There was further weakness in the Chinese yuan on Tuesday with the spot rate moving lower than the official mid-rate for the first time in close to 18 months which maintained a cautious attitude towards both the Chinese economy and overall risk. USD/JPY was unable to make any challenge on resistance levels above 102.60, edging lower into European trading.
EUR/USD continued to derive some technical support from the ability to hold 1.37 support on Monday and looked to probe resistance levels above 1.3750 without making any great impression as narrow ranges prevailed. There was caution surrounding political stresses in Ukraine and Turkey while the underlying ECB policy debate continued.
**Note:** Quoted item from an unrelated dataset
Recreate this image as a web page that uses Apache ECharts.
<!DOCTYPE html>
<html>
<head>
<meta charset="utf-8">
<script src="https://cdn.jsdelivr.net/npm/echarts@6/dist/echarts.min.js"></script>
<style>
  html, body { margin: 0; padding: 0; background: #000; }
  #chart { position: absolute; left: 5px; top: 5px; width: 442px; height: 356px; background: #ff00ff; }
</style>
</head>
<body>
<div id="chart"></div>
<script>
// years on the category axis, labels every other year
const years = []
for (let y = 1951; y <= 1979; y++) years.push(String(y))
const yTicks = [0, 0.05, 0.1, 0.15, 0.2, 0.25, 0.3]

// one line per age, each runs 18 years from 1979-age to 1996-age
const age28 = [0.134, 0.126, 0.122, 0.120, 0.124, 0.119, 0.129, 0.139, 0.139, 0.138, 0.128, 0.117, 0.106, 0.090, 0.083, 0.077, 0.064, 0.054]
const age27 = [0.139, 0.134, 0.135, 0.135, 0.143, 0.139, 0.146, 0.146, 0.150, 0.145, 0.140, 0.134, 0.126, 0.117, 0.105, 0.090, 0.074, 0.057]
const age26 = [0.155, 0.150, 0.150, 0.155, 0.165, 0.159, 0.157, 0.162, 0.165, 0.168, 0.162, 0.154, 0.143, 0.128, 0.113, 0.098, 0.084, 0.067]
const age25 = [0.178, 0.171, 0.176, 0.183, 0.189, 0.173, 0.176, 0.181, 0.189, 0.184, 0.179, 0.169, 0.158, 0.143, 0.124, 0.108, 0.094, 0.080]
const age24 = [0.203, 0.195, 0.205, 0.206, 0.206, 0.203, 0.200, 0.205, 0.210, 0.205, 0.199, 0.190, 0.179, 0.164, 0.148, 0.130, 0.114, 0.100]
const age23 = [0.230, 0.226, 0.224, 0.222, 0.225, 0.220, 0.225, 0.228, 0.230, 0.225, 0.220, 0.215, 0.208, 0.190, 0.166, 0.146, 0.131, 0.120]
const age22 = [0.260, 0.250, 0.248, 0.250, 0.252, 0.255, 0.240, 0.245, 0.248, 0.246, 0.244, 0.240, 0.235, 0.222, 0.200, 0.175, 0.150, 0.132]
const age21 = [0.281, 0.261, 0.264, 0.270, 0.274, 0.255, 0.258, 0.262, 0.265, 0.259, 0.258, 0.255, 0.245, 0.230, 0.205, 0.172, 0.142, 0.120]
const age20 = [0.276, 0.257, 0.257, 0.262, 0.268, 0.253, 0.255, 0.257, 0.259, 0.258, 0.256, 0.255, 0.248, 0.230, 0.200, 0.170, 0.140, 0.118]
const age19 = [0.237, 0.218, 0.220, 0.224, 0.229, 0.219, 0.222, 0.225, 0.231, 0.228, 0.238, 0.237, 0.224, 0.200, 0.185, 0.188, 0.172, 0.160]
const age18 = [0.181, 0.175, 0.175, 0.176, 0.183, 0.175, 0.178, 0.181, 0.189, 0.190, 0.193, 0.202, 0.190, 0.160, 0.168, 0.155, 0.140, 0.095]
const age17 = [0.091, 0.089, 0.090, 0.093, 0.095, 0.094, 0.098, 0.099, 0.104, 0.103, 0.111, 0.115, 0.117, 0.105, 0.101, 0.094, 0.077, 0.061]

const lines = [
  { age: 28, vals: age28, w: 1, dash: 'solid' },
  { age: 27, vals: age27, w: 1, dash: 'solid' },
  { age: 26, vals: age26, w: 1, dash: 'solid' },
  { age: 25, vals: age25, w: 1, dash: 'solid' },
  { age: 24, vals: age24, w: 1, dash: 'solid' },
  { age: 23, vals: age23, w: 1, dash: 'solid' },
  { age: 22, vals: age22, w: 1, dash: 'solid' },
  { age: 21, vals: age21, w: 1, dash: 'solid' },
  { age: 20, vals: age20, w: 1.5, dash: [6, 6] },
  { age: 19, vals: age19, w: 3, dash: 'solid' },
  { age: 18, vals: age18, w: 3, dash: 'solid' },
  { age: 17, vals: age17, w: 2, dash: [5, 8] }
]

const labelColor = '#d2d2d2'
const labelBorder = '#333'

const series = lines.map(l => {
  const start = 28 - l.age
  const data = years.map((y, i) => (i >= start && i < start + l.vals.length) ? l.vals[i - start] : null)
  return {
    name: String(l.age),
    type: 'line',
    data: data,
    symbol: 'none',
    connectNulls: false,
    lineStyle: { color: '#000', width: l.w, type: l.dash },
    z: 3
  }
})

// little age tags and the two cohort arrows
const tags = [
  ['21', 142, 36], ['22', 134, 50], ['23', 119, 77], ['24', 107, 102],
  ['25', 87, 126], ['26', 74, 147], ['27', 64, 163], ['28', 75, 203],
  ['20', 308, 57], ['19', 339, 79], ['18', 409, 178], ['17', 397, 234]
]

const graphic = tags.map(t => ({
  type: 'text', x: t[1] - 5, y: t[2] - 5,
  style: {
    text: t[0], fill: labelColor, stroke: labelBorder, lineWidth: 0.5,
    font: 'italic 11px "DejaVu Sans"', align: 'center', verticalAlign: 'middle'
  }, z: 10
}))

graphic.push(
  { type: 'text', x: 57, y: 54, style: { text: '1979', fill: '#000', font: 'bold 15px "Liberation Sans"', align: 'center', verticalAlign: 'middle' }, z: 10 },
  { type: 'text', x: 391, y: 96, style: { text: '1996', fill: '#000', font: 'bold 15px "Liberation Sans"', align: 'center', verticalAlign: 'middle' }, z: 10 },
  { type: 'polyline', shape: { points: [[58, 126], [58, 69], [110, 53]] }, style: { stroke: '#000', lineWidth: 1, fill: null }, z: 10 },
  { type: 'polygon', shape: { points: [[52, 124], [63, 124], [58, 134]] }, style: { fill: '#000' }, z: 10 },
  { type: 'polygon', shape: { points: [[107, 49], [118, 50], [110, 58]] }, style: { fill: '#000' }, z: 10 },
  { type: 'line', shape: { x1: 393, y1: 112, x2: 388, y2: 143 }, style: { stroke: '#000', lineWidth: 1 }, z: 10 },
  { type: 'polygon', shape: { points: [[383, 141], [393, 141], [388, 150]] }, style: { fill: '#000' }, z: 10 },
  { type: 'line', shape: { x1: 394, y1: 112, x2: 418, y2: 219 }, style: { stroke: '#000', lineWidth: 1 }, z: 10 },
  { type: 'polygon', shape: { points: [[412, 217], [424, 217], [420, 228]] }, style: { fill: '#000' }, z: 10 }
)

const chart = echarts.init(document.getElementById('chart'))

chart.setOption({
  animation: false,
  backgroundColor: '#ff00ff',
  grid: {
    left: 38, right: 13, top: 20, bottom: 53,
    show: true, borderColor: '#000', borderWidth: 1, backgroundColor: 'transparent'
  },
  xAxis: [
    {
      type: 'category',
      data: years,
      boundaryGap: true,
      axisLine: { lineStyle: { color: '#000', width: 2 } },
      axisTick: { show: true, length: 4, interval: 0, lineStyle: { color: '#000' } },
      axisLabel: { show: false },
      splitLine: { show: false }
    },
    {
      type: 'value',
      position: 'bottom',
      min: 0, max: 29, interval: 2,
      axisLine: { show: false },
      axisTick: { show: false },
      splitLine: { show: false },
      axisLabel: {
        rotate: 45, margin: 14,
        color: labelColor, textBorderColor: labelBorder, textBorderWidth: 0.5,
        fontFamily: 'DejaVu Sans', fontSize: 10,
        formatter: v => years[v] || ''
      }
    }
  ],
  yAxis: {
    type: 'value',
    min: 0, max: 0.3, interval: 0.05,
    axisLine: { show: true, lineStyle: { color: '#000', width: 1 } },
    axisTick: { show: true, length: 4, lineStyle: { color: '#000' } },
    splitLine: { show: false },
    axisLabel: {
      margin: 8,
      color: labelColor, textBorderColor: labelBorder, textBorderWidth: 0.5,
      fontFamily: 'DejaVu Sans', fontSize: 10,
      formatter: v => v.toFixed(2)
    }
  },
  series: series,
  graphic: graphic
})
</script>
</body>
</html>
There was a 13.4% annual increase in the Case-Shiller US house-price index and a 0.8% monthly increase in the latest monthly survey which provided some underlying confidence in the housing sector.
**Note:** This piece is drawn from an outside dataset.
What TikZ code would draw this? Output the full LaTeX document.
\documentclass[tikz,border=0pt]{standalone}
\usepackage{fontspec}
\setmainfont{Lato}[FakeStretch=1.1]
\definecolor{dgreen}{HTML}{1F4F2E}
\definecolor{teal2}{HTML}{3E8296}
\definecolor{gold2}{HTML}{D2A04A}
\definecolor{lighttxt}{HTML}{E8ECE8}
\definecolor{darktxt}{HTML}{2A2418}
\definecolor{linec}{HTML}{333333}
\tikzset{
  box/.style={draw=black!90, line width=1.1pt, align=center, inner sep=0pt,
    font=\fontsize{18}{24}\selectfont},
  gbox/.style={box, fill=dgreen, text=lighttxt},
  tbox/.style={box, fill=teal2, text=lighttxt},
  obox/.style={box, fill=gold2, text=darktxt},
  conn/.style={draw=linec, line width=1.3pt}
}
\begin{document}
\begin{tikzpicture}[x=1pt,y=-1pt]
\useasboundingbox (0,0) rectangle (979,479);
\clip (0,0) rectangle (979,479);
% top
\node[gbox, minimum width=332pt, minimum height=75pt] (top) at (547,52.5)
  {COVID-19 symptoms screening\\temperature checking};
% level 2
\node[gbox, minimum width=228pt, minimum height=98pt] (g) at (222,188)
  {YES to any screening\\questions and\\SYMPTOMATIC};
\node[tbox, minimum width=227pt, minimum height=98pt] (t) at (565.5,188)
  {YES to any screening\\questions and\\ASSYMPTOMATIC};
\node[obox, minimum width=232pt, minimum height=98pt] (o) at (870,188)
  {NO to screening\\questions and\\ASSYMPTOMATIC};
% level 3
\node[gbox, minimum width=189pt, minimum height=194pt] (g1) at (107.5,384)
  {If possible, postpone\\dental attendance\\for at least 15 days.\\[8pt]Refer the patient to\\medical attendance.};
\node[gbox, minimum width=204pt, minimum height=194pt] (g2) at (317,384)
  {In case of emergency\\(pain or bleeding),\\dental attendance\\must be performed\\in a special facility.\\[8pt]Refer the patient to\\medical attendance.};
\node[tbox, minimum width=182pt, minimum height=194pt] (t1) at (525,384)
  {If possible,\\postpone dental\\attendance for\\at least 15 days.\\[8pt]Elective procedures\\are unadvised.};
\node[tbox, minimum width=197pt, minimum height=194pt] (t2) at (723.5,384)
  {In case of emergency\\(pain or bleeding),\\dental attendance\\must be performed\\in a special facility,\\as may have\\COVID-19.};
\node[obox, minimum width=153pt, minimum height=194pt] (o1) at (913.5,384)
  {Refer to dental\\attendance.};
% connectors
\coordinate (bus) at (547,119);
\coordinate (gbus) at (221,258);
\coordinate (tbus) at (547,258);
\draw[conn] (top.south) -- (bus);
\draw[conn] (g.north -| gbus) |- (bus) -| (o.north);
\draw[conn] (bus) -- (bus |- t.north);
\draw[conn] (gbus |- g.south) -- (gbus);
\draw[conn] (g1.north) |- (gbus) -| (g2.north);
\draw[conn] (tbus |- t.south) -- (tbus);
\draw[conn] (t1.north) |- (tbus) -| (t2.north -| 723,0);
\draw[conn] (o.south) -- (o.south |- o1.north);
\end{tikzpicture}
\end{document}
Although the headline consumer confidence reading was light of expectations at 78.1 from a revised 79.4 previously, there was an increase in the current situation component to a six-year high which helped underpin overall economic sentiment. EUR/USD moved higher immediately after the release, but was unable to break above 1.3770. The pair then moved sharply lower and dipped below 1.3725 within 30 minutes of the release as USD/CHF moved back towards the 0.89 level.
A small decline in US bond yields and a more cautious tone surrounding risk pushed USD/JPY to the 102.0 level before a very tentative rally as the yen attracted support on the European crosses.
The latest UK economic data was stronger than expected with a CBI retail sales survey outcome of +37 for February from +14 previously and companies were optimistic surrounding March’s outlook. There were mixed comments from Bank of England MPC member McCafferty in an interview with Reuters. He did remark that an early tightening in policy would have to be considered if inflationary pressures increased and this was taken as slightly hawkish overall which pushed Sterling higher. GBP/USD challenged the 1.67 resistance area with a peak just above 1.6720.
There had been expectations of further erratic trading around the London afternoon fix and there was very choppy Sterling trading ahead of the fixing as GBP/USD retreated to test support below 1.6650.